> [WHAT YOU SHOULD DO] Write out the data below in full, unchanged, minus the images.

> [SOURCE DATA]
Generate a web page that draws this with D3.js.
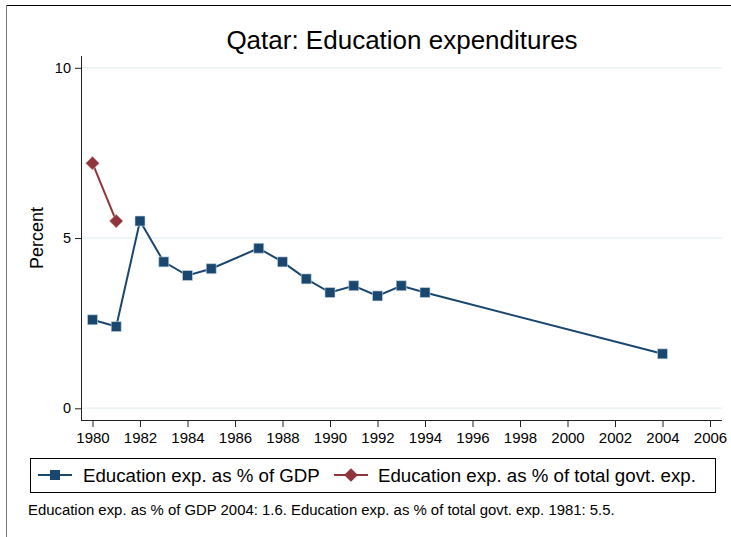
<!DOCTYPE html>
<meta charset="utf-8">
<script src="https://d3js.org/d3.v7.min.js"></script>
<style>
  body { margin: 0; background: #fff; }
  text { font-family: "Liberation Sans", Arial, sans-serif; fill: #000; }
</style>
<div id="my_dataviz"></div>
<script>

// data
var gdpYears = [1980, 1981, 1982, 1983, 1984, 1985, 1987, 1988, 1989, 1990, 1991, 1992, 1993, 1994, 2004];
var gdpValues = [2.6, 2.4, 5.5, 4.3, 3.9, 4.1, 4.7, 4.3, 3.8, 3.4, 3.6, 3.3, 3.6, 3.4, 1.6];
var govYears = [1980, 1981];
var govValues = [7.2, 5.5];
var xTicks = [1980, 1982, 1984, 1986, 1988, 1990, 1992, 1994, 1996, 1998, 2000, 2002, 2004, 2006];
var yTicks = [0, 5, 10];
var seriesNames = ["Education exp. as % of GDP", "Education exp. as % of total govt. exp."];
var noteText = "Education exp. as % of GDP 2004: 1.6. Education exp. as % of total govt. exp. 1981: 5.5.";

var blue = "#1a476f", red = "#90353b";

var W = 731, H = 537;
var svg = d3.select("#my_dataviz")
    .append("svg")
    .attr("width", W)
    .attr("height", H);

svg.append("rect").attr("width", W).attr("height", H).attr("fill", "#fff");

// outer frame (only top & left visible)
svg.append("line").attr("x1", 6).attr("x2", W).attr("y1", 5.5).attr("y2", 5.5)
    .attr("stroke", "#000").attr("stroke-width", 1.2);
svg.append("line").attr("x1", 6.5).attr("x2", 6.5).attr("y1", 5).attr("y2", H)
    .attr("stroke", "#777").attr("stroke-width", 1);

// plot region
var plot = {left: 81, right: 722, top: 56, bottom: 420};

var x = d3.scaleLinear().domain([1980, 2006]).range([92.5, 710]);
var y = d3.scaleLinear().domain([0, 10]).range([408.3, 67.8]);

// gridlines
svg.append("g")
    .selectAll("line")
    .data(yTicks)
    .enter().append("line")
    .attr("x1", plot.left).attr("x2", plot.right)
    .attr("y1", function(d) { return y(d); })
    .attr("y2", function(d) { return y(d); })
    .attr("stroke", "#eaf2f3").attr("stroke-width", 1.5);

// y axis
var yAxis = svg.append("g")
    .attr("transform", "translate(" + plot.left + ",0)")
    .call(d3.axisLeft(y).tickValues(yTicks).tickSize(6).tickPadding(4).tickFormat(d3.format("d")));
yAxis.select(".domain").attr("d", "M0.5," + plot.top + "V" + plot.bottom);
yAxis.selectAll("text").style("font-size", "14.5px");

// x axis
var xAxis = svg.append("g")
    .attr("transform", "translate(0," + plot.bottom + ")")
    .call(d3.axisBottom(x).tickValues(xTicks).tickSize(7).tickPadding(5).tickFormat(d3.format("d")));
xAxis.select(".domain").attr("d", "M" + plot.left + ",0.5H" + plot.right);
xAxis.selectAll("text").style("font-size", "15px");
svg.selectAll(".domain, .tick line").attr("stroke", "#222");

// title
svg.append("text")
    .attr("x", 402).attr("y", 49)
    .attr("text-anchor", "middle")
    .style("font-size", "26px")
    .text("Qatar: Education expenditures");

// y label
svg.append("text")
    .attr("transform", "translate(43,238) rotate(-90)")
    .attr("text-anchor", "middle")
    .style("font-size", "18px")
    .text("Percent");

var line = d3.line()
    .x(function(d) { return x(d[0]); })
    .y(function(d) { return y(d[1]); });

var gdp = d3.zip(gdpYears, gdpValues);
var gov = d3.zip(govYears, govValues);

svg.append("path").datum(gdp).attr("d", line)
    .attr("fill", "none").attr("stroke", blue).attr("stroke-width", 2);
svg.append("path").datum(gov).attr("d", line)
    .attr("fill", "none").attr("stroke", red).attr("stroke-width", 2);

var sq = d3.symbol().type(d3.symbolSquare).size(100);
var dm = d3.symbol().type(d3.symbolDiamond2).size(120);

svg.append("g").selectAll("path")
    .data(gdp).enter().append("path")
    .attr("d", sq)
    .attr("transform", function(d) { return "translate(" + x(d[0]) + "," + y(d[1]) + ")"; })
    .attr("fill", blue).attr("stroke", "#c9d6e0").attr("stroke-width", 0.6);

svg.append("g").selectAll("path")
    .data(gov).enter().append("path")
    .attr("d", dm)
    .attr("transform", function(d) { return "translate(" + x(d[0]) + "," + y(d[1]) + ")"; })
    .attr("fill", red).attr("stroke", "#e0c8ca").attr("stroke-width", 0.6);

// legend
svg.append("rect")
    .attr("x", 30.5).attr("y", 458.5).attr("width", 685).attr("height", 34)
    .attr("fill", "#fff").attr("stroke", "#000").attr("stroke-width", 1);

var legendItems = [
    {name: seriesNames[0], color: blue, sym: sq, lx: 38, tx: 83},
    {name: seriesNames[1], color: red, sym: dm, lx: 334, tx: 378}
];
legendItems.forEach(function(it) {
    svg.append("line")
        .attr("x1", it.lx).attr("x2", it.lx + 34).attr("y1", 475).attr("y2", 475)
        .attr("stroke", it.color).attr("stroke-width", 2);
    svg.append("path").attr("d", it.sym)
        .attr("transform", "translate(" + (it.lx + 17) + ",475)")
        .attr("fill", it.color);
    svg.append("text")
        .attr("x", it.tx).attr("y", 482)
        .style("font-size", "18.7px")
        .text(it.name);
});

// note
svg.append("text")
    .attr("x", 28).attr("y", 515)
    .style("font-size", "14.9px")
    .text(noteText);

</script>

> [FINISHED TASK]
Generate a web page that draws this with D3.js.
<!DOCTYPE html>
<meta charset="utf-8">
<script src="https://d3js.org/d3.v7.min.js"></script>
<style>
  body { margin: 0; background: #fff; }
  text { font-family: "Liberation Sans", Arial, sans-serif; fill: #000; }
</style>
<div id="my_dataviz"></div>
<script>

// data
var gdpYears = [1980, 1981, 1982, 1983, 1984, 1985, 1987, 1988, 1989, 1990, 1991, 1992, 1993, 1994, 2004];
var gdpValues = [2.6, 2.4, 5.5, 4.3, 3.9, 4.1, 4.7, 4.3, 3.8, 3.4, 3.6, 3.3, 3.6, 3.4, 1.6];
var govYears = [1980, 1981];
var govValues = [7.2, 5.5];
var xTicks = [1980, 1982, 1984, 1986, 1988, 1990, 1992, 1994, 1996, 1998, 2000, 2002, 2004, 2006];
var yTicks = [0, 5, 10];
var seriesNames = ["Education exp. as % of GDP", "Education exp. as % of total govt. exp."];
var noteText = "Education exp. as % of GDP 2004: 1.6. Education exp. as % of total govt. exp. 1981: 5.5.";

var blue = "#1a476f", red = "#90353b";

var W = 731, H = 537;
var svg = d3.select("#my_dataviz")
    .append("svg")
    .attr("width", W)
    .attr("height", H);

svg.append("rect").attr("width", W).attr("height", H).attr("fill", "#fff");

// outer frame (only top & left visible)
svg.append("line").attr("x1", 6).attr("x2", W).attr("y1", 5.5).attr("y2", 5.5)
    .attr("stroke", "#000").attr("stroke-width", 1.2);
svg.append("line").attr("x1", 6.5).attr("x2", 6.5).attr("y1", 5).attr("y2", H)
    .attr("stroke", "#777").attr("stroke-width", 1);

// plot region
var plot = {left: 81, right: 722, top: 56, bottom: 420};

var x = d3.scaleLinear().domain([1980, 2006]).range([92.5, 710]);
var y = d3.scaleLinear().domain([0, 10]).range([408.3, 67.8]);

// gridlines
svg.append("g")
    .selectAll("line")
    .data(yTicks)
    .enter().append("line")
    .attr("x1", plot.left).attr("x2", plot.right)
    .attr("y1", function(d) { return y(d); })
    .attr("y2", function(d) { return y(d); })
    .attr("stroke", "#eaf2f3").attr("stroke-width", 1.5);

// y axis
var yAxis = svg.append("g")
    .attr("transform", "translate(" + plot.left + ",0)")
    .call(d3.axisLeft(y).tickValues(yTicks).tickSize(6).tickPadding(4).tickFormat(d3.format("d")));
yAxis.select(".domain").attr("d", "M0.5," + plot.top + "V" + plot.bottom);
yAxis.selectAll("text").style("font-size", "14.5px");

// x axis
var xAxis = svg.append("g")
    .attr("transform", "translate(0," + plot.bottom + ")")
    .call(d3.axisBottom(x).tickValues(xTicks).tickSize(7).tickPadding(5).tickFormat(d3.format("d")));
xAxis.select(".domain").attr("d", "M" + plot.left + ",0.5H" + plot.right);
xAxis.selectAll("text").style("font-size", "15px");
svg.selectAll(".domain, .tick line").attr("stroke", "#222");

// title
svg.append("text")
    .attr("x", 402).attr("y", 49)
    .attr("text-anchor", "middle")
    .style("font-size", "26px")
    .text("Qatar: Education expenditures");

// y label
svg.append("text")
    .attr("transform", "translate(43,238) rotate(-90)")
    .attr("text-anchor", "middle")
    .style("font-size", "18px")
    .text("Percent");

var line = d3.line()
    .x(function(d) { return x(d[0]); })
    .y(function(d) { return y(d[1]); });

var gdp = d3.zip(gdpYears, gdpValues);
var gov = d3.zip(govYears, govValues);

svg.append("path").datum(gdp).attr("d", line)
    .attr("fill", "none").attr("stroke", blue).attr("stroke-width", 2);
svg.append("path").datum(gov).attr("d", line)
    .attr("fill", "none").attr("stroke", red).attr("stroke-width", 2);

var sq = d3.symbol().type(d3.symbolSquare).size(100);
var dm = d3.symbol().type(d3.symbolDiamond2).size(120);

svg.append("g").selectAll("path")
    .data(gdp).enter().append("path")
    .attr("d", sq)
    .attr("transform", function(d) { return "translate(" + x(d[0]) + "," + y(d[1]) + ")"; })
    .attr("fill", blue).attr("stroke", "#c9d6e0").attr("stroke-width", 0.6);

svg.append("g").selectAll("path")
    .data(gov).enter().append("path")
    .attr("d", dm)
    .attr("transform", function(d) { return "translate(" + x(d[0]) + "," + y(d[1]) + ")"; })
    .attr("fill", red).attr("stroke", "#e0c8ca").attr("stroke-width", 0.6);

// legend
svg.append("rect")
    .attr("x", 30.5).attr("y", 458.5).attr("width", 685).attr("height", 34)
    .attr("fill", "#fff").attr("stroke", "#000").attr("stroke-width", 1);

var legendItems = [
    {name: seriesNames[0], color: blue, sym: sq, lx: 38, tx: 83},
    {name: seriesNames[1], color: red, sym: dm, lx: 334, tx: 378}
];
legendItems.forEach(function(it) {
    svg.append("line")
        .attr("x1", it.lx).attr("x2", it.lx + 34).attr("y1", 475).attr("y2", 475)
        .attr("stroke", it.color).attr("stroke-width", 2);
    svg.append("path").attr("d", it.sym)
        .attr("transform", "translate(" + (it.lx + 17) + ",475)")
        .attr("fill", it.color);
    svg.append("text")
        .attr("x", it.tx).attr("y", 482)
        .style("font-size", "18.7px")
        .text(it.name);
});

// note
svg.append("text")
    .attr("x", 28).attr("y", 515)
    .style("font-size", "14.9px")
    .text(noteText);

</script>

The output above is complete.